Is this the end of open-weight pretrained models from Meta, or is Llama 3.3 70b instruct just a better-instruction-tuned version of a 3.1 pretrained model?
Comparing the model cards: 3.1: https://github.com/meta-llama/llama-models/blob/main/models/llama3_1/MODEL_CARD.md 3.3: https://github.com/meta-llama/llama-models/blob/main/models/llama3_3/MODEL_CARD.md
The same knowledge cutoff, same amount of training data, and same training time give me hope that it’s just a better finetune of maybe Llama 3.1 405b.

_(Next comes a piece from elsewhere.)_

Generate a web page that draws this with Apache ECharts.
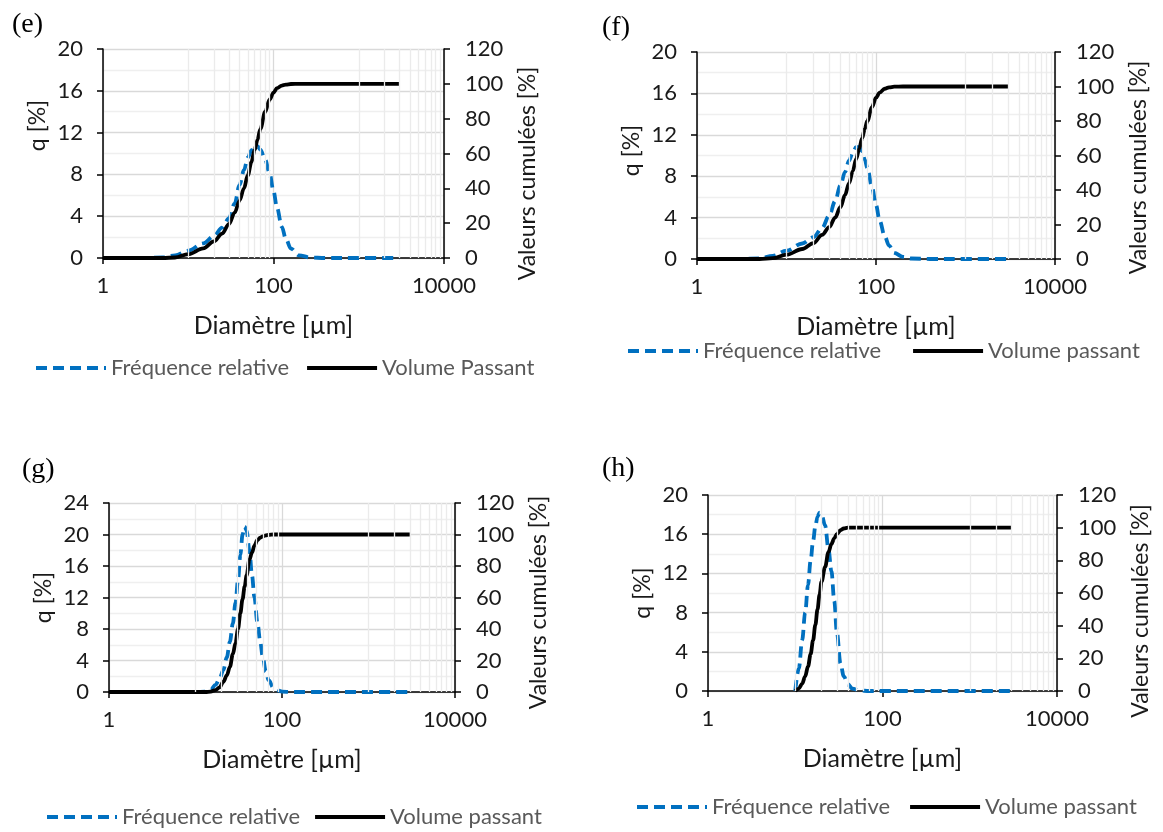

On Huggingface, someone said it’s still the same base model: https://huggingface.co/meta-llama/Llama-3.3-70B-Instruct/discussions/10
And I remember watching some interview with Zuckerberg this year, where he said releasing the models to the public, including base models, is what he wants and part of their strategy.
Thank you so much, that exactly answers my question with the official response (that guy works at Meta) that confirms it’s the same base model!
I was concerned primarily because in the release notes it strangely didn’t mention it anywhere, and I thought it would have been important enough to mention.